O Campo de Concentração de Westerbork
"Eu sei que não é assim tão simples e, para nós judeus, menos ainda do que para os outros, mas se no despojamento geral do mundo do pós-guerra, só tivermos os nossos corpos salvos com sacrifício de tudo o resto e não esse sentido novo jorrando dos mais profundos abismos da nossa miséria e do nosso desespero, será muito pouco.
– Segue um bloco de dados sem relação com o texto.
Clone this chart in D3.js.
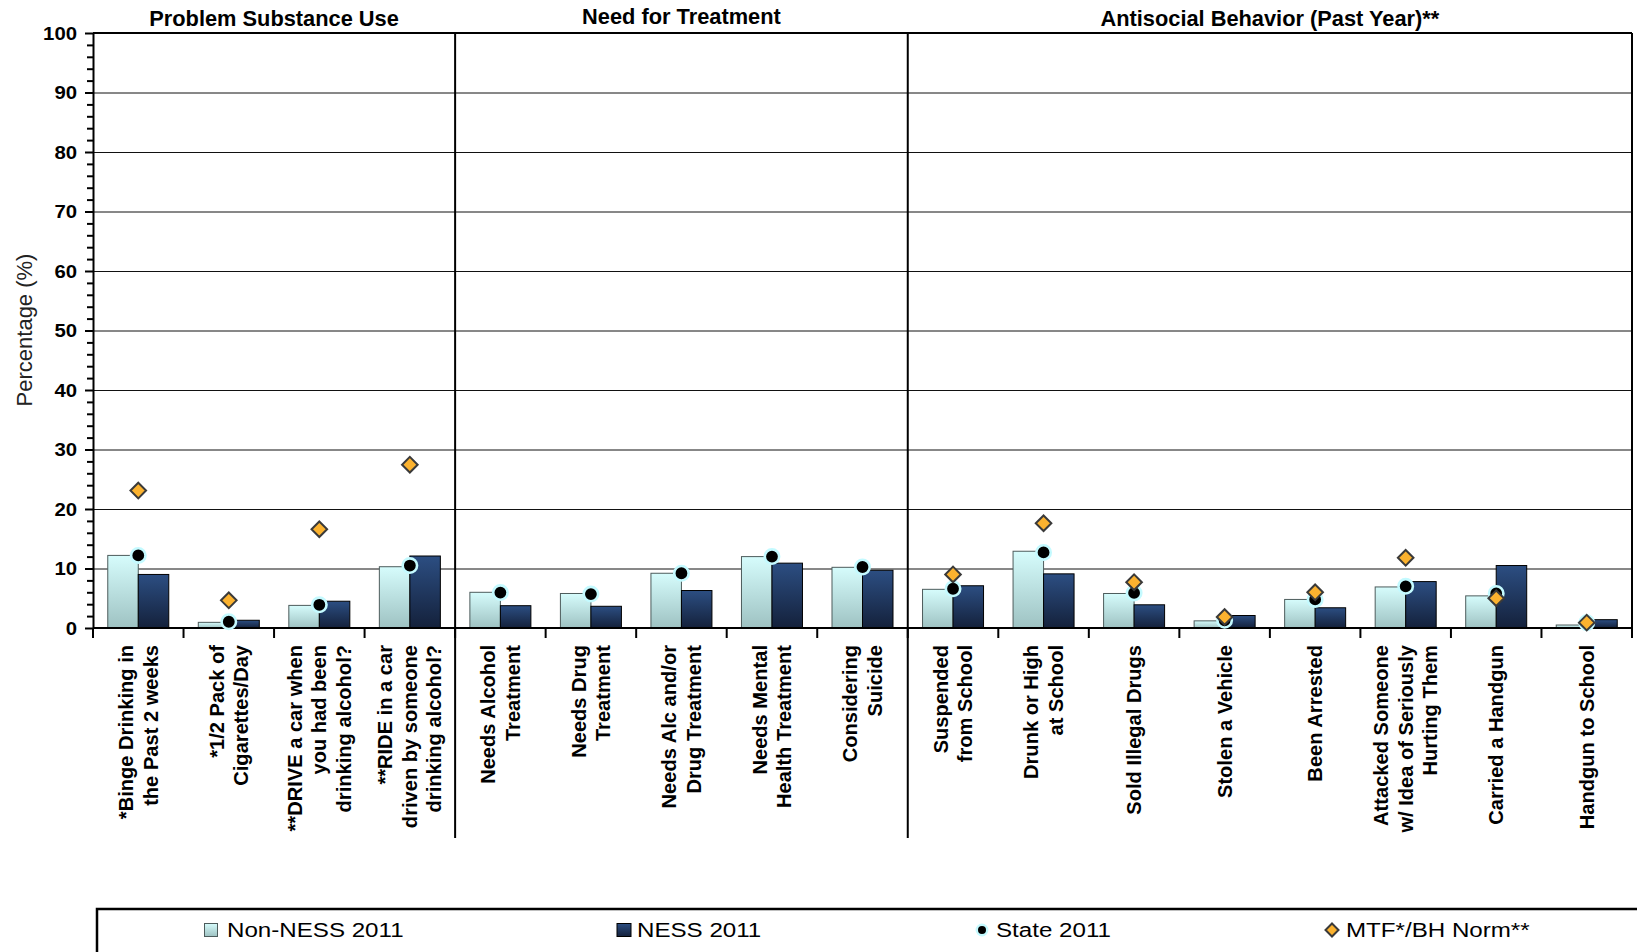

Do recinto mesmo dos campos, novos pensamentos deverão irradiar para o exterior, novas intuições deverão estender a claridade à sua volta e, para além das nossas prisões de arame farpado, juntar-se a outras intuições novas que se terão conquistado fora dos campos com igual preço de sangue e em condições tornadas pouco a pouco igualmente penosas."
"Lettres de Westerbork" (Etty Hillesum)
Quantos terão como esta corajosa pequena holandesa, conservado o espírito, no meio das provações, e, sobretudo, um coração isento de desespero e de recriminação (nem sequer a pergunta de Job a Deus: que mal é que eu te fiz?), mas acreditando até ao fim que "cada situação nova, seja ela melhor ou pior, comporta em si a possibilidade de enriquecer o homem de novas intuições." Menos de um ano depois destas linhas terá passado pelas chaminés de Auschwitz e as últimas palavras escritas de que temos conhecimento são as do bilhete atirado do vagão da morte para o desconhecido.
É certo que ainda em Westerbork, Etty gozava duma situação especial que lhe permitia ir algumas vezes a Amsterdam donde escreveu as cartas, talvez por isso consiga falar ainda no pós-guerra e na responsabilidade do testemunho, como se houvesse ainda futuro para ela, sem se sentir no fim do mundo como um Primo Levy.
Mas não é esta fé contra os factos que nos leva a superar o individualismo e o absurdo da existência? Não é a morte, nesse sentido, a obrigatória ilusão que nasce duma perspectiva apenas humana?